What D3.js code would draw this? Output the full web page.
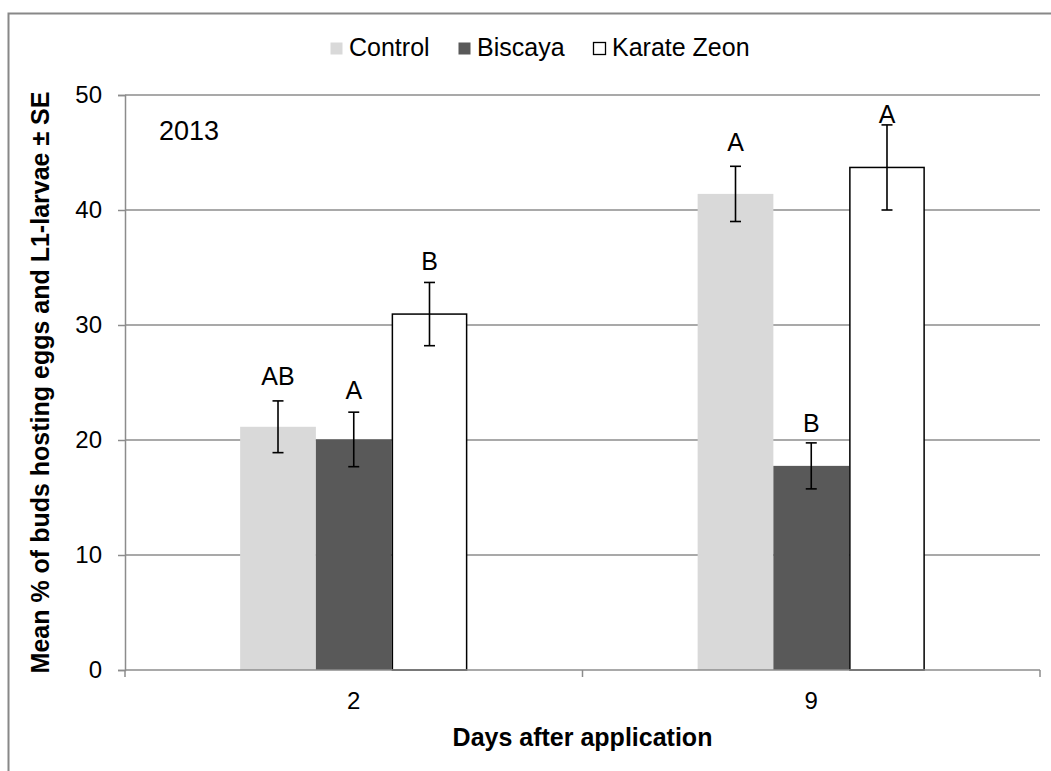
<!DOCTYPE html>
<html><head><meta charset="utf-8">
<script src="https://cdn.jsdelivr.net/npm/d3@7"></script>
<style>body{margin:0;background:#fff}svg{display:block}text{font-family:"Liberation Sans",Arial,sans-serif;fill:#000}</style>
</head><body>
<svg id="c" width="1051" height="771"></svg>
<script>
const categories = ["2", "9"];
const seriesNames = ["Control", "Biscaya", "Karate Zeon"];
const seriesColors = ["#d9d9d9", "#595959", "#ffffff"];
const controlMean = [21.15, 41.4];
const biscayaMean = [20.05, 17.75];
const karateMean = [30.95, 43.7];
const controlSE = [2.25, 2.4];
const biscayaSE = [2.37, 2.0];
const karateSE = [2.75, 3.7];
const controlLetters = ["AB", "A"];
const biscayaLetters = ["A", "B"];
const karateLetters = ["B", "A"];
const controlLetterAt = [24.8, 45.1];
const biscayaLetterAt = [23.6, 20.7];
const karateLetterAt = [34.8, 47.55];
const yTicks = [0, 10, 20, 30, 40, 50];

const means = [controlMean, biscayaMean, karateMean];
const ses = [controlSE, biscayaSE, karateSE];
const letters = [controlLetters, biscayaLetters, karateLetters];
const letterAt = [controlLetterAt, biscayaLetterAt, karateLetterAt];

const svg = d3.select("#c");
const L = 125, R = 1040, T = 95, B = 670;

// outer border
svg.append("rect").attr("x", 8.5).attr("y", 13.5).attr("width", 1060).attr("height", 780)
  .attr("fill", "none").attr("stroke", "#888").attr("stroke-width", 2);

const y = d3.scaleLinear().domain([0, 50]).range([B, T]);
const x0 = d3.scaleBand().domain(categories).range([L, R]).padding(0);
const x1 = d3.scaleBand().domain(seriesNames).range([0, x0.bandwidth()]).paddingInner(0).paddingOuter(1.52);

// gridlines
svg.append("g").selectAll("line").data(yTicks.filter(d => d > 0)).join("line")
  .attr("x1", L).attr("x2", R).attr("y1", d => y(d)).attr("y2", d => y(d))
  .attr("stroke", "#8c8c8c").attr("stroke-width", 1.5);

// y axis
const ya = svg.append("g").attr("transform", `translate(${L},0)`)
  .call(d3.axisLeft(y).tickValues(yTicks).tickSize(7).tickPadding(16));
ya.select(".domain").attr("stroke", "#8c8c8c").attr("stroke-width", 1.5);
ya.selectAll(".tick line").attr("stroke", "#8c8c8c").attr("stroke-width", 1.5);
ya.selectAll("text").attr("font-size", 24).attr("font-family", "Liberation Sans, Arial, sans-serif").attr("fill", "#000");

// bars
const rows = [];
categories.forEach((c, ci) => seriesNames.forEach((s, si) => rows.push({c, ci, s, si,
  v: means[si][ci], se: ses[si][ci], lt: letters[si][ci], la: letterAt[si][ci]})));

const g = svg.append("g");
g.selectAll("rect").data(rows).join("rect")
  .attr("x", d => x0(d.c) + x1(d.s) + (d.si === 2 ? 0.75 : 0))
  .attr("y", d => y(d.v))
  .attr("width", d => x1.bandwidth() - (d.si === 2 ? 1.5 : 0))
  .attr("height", d => B - y(d.v))
  .attr("fill", d => seriesColors[d.si])
  .attr("stroke", d => d.si === 2 ? "#000" : "none")
  .attr("stroke-width", 1.5);

// x axis
const xa = svg.append("g").attr("transform", `translate(0,${B})`);
xa.append("line").attr("x1", L).attr("x2", R).attr("stroke", "#8c8c8c").attr("stroke-width", 1.5);
const xTickPos = [L, ...categories.map(c => x0(c) + x0.bandwidth())];
xa.selectAll(".xt").data(xTickPos).join("line").attr("class", "xt")
  .attr("x1", d => d).attr("x2", d => d).attr("y1", 0).attr("y2", 7)
  .attr("stroke", "#8c8c8c").attr("stroke-width", 1.5);
xa.selectAll(".xl").data(categories).join("text").attr("class", "xl")
  .attr("x", d => x0(d) + x0.bandwidth() / 2).attr("y", 39)
  .attr("text-anchor", "middle").attr("font-size", 24).text(d => d);

// error bars
const eb = svg.append("g").attr("stroke", "#000").attr("stroke-width", 1.6);
rows.forEach(d => {
  const cx = x0(d.c) + x1(d.s) + x1.bandwidth() / 2;
  eb.append("line").attr("x1", cx).attr("x2", cx).attr("y1", y(d.v + d.se)).attr("y2", y(d.v - d.se));
  eb.append("line").attr("x1", cx - 5.5).attr("x2", cx + 5.5).attr("y1", y(d.v + d.se)).attr("y2", y(d.v + d.se));
  eb.append("line").attr("x1", cx - 5.5).attr("x2", cx + 5.5).attr("y1", y(d.v - d.se)).attr("y2", y(d.v - d.se));
});

// letters
svg.append("g").selectAll("text").data(rows).join("text")
  .attr("x", d => x0(d.c) + x1(d.s) + x1.bandwidth() / 2)
  .attr("y", d => y(d.la)).attr("text-anchor", "middle").attr("font-size", 25)
  .text(d => d.lt);

// year label
svg.append("text").attr("x", 159).attr("y", 140).attr("font-size", 27).text("2013");

// axis titles
svg.append("text").attr("x", (L + R) / 2).attr("y", 746).attr("text-anchor", "middle")
  .attr("font-size", 25).attr("font-weight", "bold").text("Days after application");
svg.append("text").attr("transform", `translate(49,${(T + B) / 2}) rotate(-90)`)
  .attr("text-anchor", "middle").attr("font-size", 25).attr("font-weight", "bold")
  .text("Mean % of buds hosting eggs and L1-larvae ± SE");

// legend
const legX = [330, 458, 593];
const lg = svg.append("g");
seriesNames.forEach((s, i) => {
  lg.append("rect").attr("x", legX[i] + 0.5).attr("y", 42.5).attr("width", 12).attr("height", 12)
    .attr("fill", seriesColors[i]).attr("stroke", i === 2 ? "#000" : "none").attr("stroke-width", 1.3);
  lg.append("text").attr("x", legX[i] + 19).attr("y", 56).attr("font-size", 25).text(s);
});
</script>
</body></html>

* * * * * * *

■ Given instruction
The listing above must be printed again exactly, minus its pictures.

■ Final result
What D3.js code would draw this? Output the full web page.
<!DOCTYPE html>
<html><head><meta charset="utf-8">
<script src="https://cdn.jsdelivr.net/npm/d3@7"></script>
<style>body{margin:0;background:#fff}svg{display:block}text{font-family:"Liberation Sans",Arial,sans-serif;fill:#000}</style>
</head><body>
<svg id="c" width="1051" height="771"></svg>
<script>
const categories = ["2", "9"];
const seriesNames = ["Control", "Biscaya", "Karate Zeon"];
const seriesColors = ["#d9d9d9", "#595959", "#ffffff"];
const controlMean = [21.15, 41.4];
const biscayaMean = [20.05, 17.75];
const karateMean = [30.95, 43.7];
const controlSE = [2.25, 2.4];
const biscayaSE = [2.37, 2.0];
const karateSE = [2.75, 3.7];
const controlLetters = ["AB", "A"];
const biscayaLetters = ["A", "B"];
const karateLetters = ["B", "A"];
const controlLetterAt = [24.8, 45.1];
const biscayaLetterAt = [23.6, 20.7];
const karateLetterAt = [34.8, 47.55];
const yTicks = [0, 10, 20, 30, 40, 50];

const means = [controlMean, biscayaMean, karateMean];
const ses = [controlSE, biscayaSE, karateSE];
const letters = [controlLetters, biscayaLetters, karateLetters];
const letterAt = [controlLetterAt, biscayaLetterAt, karateLetterAt];

const svg = d3.select("#c");
const L = 125, R = 1040, T = 95, B = 670;

// outer border
svg.append("rect").attr("x", 8.5).attr("y", 13.5).attr("width", 1060).attr("height", 780)
  .attr("fill", "none").attr("stroke", "#888").attr("stroke-width", 2);

const y = d3.scaleLinear().domain([0, 50]).range([B, T]);
const x0 = d3.scaleBand().domain(categories).range([L, R]).padding(0);
const x1 = d3.scaleBand().domain(seriesNames).range([0, x0.bandwidth()]).paddingInner(0).paddingOuter(1.52);

// gridlines
svg.append("g").selectAll("line").data(yTicks.filter(d => d > 0)).join("line")
  .attr("x1", L).attr("x2", R).attr("y1", d => y(d)).attr("y2", d => y(d))
  .attr("stroke", "#8c8c8c").attr("stroke-width", 1.5);

// y axis
const ya = svg.append("g").attr("transform", `translate(${L},0)`)
  .call(d3.axisLeft(y).tickValues(yTicks).tickSize(7).tickPadding(16));
ya.select(".domain").attr("stroke", "#8c8c8c").attr("stroke-width", 1.5);
ya.selectAll(".tick line").attr("stroke", "#8c8c8c").attr("stroke-width", 1.5);
ya.selectAll("text").attr("font-size", 24).attr("font-family", "Liberation Sans, Arial, sans-serif").attr("fill", "#000");

// bars
const rows = [];
categories.forEach((c, ci) => seriesNames.forEach((s, si) => rows.push({c, ci, s, si,
  v: means[si][ci], se: ses[si][ci], lt: letters[si][ci], la: letterAt[si][ci]})));

const g = svg.append("g");
g.selectAll("rect").data(rows).join("rect")
  .attr("x", d => x0(d.c) + x1(d.s) + (d.si === 2 ? 0.75 : 0))
  .attr("y", d => y(d.v))
  .attr("width", d => x1.bandwidth() - (d.si === 2 ? 1.5 : 0))
  .attr("height", d => B - y(d.v))
  .attr("fill", d => seriesColors[d.si])
  .attr("stroke", d => d.si === 2 ? "#000" : "none")
  .attr("stroke-width", 1.5);

// x axis
const xa = svg.append("g").attr("transform", `translate(0,${B})`);
xa.append("line").attr("x1", L).attr("x2", R).attr("stroke", "#8c8c8c").attr("stroke-width", 1.5);
const xTickPos = [L, ...categories.map(c => x0(c) + x0.bandwidth())];
xa.selectAll(".xt").data(xTickPos).join("line").attr("class", "xt")
  .attr("x1", d => d).attr("x2", d => d).attr("y1", 0).attr("y2", 7)
  .attr("stroke", "#8c8c8c").attr("stroke-width", 1.5);
xa.selectAll(".xl").data(categories).join("text").attr("class", "xl")
  .attr("x", d => x0(d) + x0.bandwidth() / 2).attr("y", 39)
  .attr("text-anchor", "middle").attr("font-size", 24).text(d => d);

// error bars
const eb = svg.append("g").attr("stroke", "#000").attr("stroke-width", 1.6);
rows.forEach(d => {
  const cx = x0(d.c) + x1(d.s) + x1.bandwidth() / 2;
  eb.append("line").attr("x1", cx).attr("x2", cx).attr("y1", y(d.v + d.se)).attr("y2", y(d.v - d.se));
  eb.append("line").attr("x1", cx - 5.5).attr("x2", cx + 5.5).attr("y1", y(d.v + d.se)).attr("y2", y(d.v + d.se));
  eb.append("line").attr("x1", cx - 5.5).attr("x2", cx + 5.5).attr("y1", y(d.v - d.se)).attr("y2", y(d.v - d.se));
});

// letters
svg.append("g").selectAll("text").data(rows).join("text")
  .attr("x", d => x0(d.c) + x1(d.s) + x1.bandwidth() / 2)
  .attr("y", d => y(d.la)).attr("text-anchor", "middle").attr("font-size", 25)
  .text(d => d.lt);

// year label
svg.append("text").attr("x", 159).attr("y", 140).attr("font-size", 27).text("2013");

// axis titles
svg.append("text").attr("x", (L + R) / 2).attr("y", 746).attr("text-anchor", "middle")
  .attr("font-size", 25).attr("font-weight", "bold").text("Days after application");
svg.append("text").attr("transform", `translate(49,${(T + B) / 2}) rotate(-90)`)
  .attr("text-anchor", "middle").attr("font-size", 25).attr("font-weight", "bold")
  .text("Mean % of buds hosting eggs and L1-larvae ± SE");

// legend
const legX = [330, 458, 593];
const lg = svg.append("g");
seriesNames.forEach((s, i) => {
  lg.append("rect").attr("x", legX[i] + 0.5).attr("y", 42.5).attr("width", 12).attr("height", 12)
    .attr("fill", seriesColors[i]).attr("stroke", i === 2 ? "#000" : "none").attr("stroke-width", 1.3);
  lg.append("text").attr("x", legX[i] + 19).attr("y", 56).attr("font-size", 25).text(s);
});
</script>
</body></html>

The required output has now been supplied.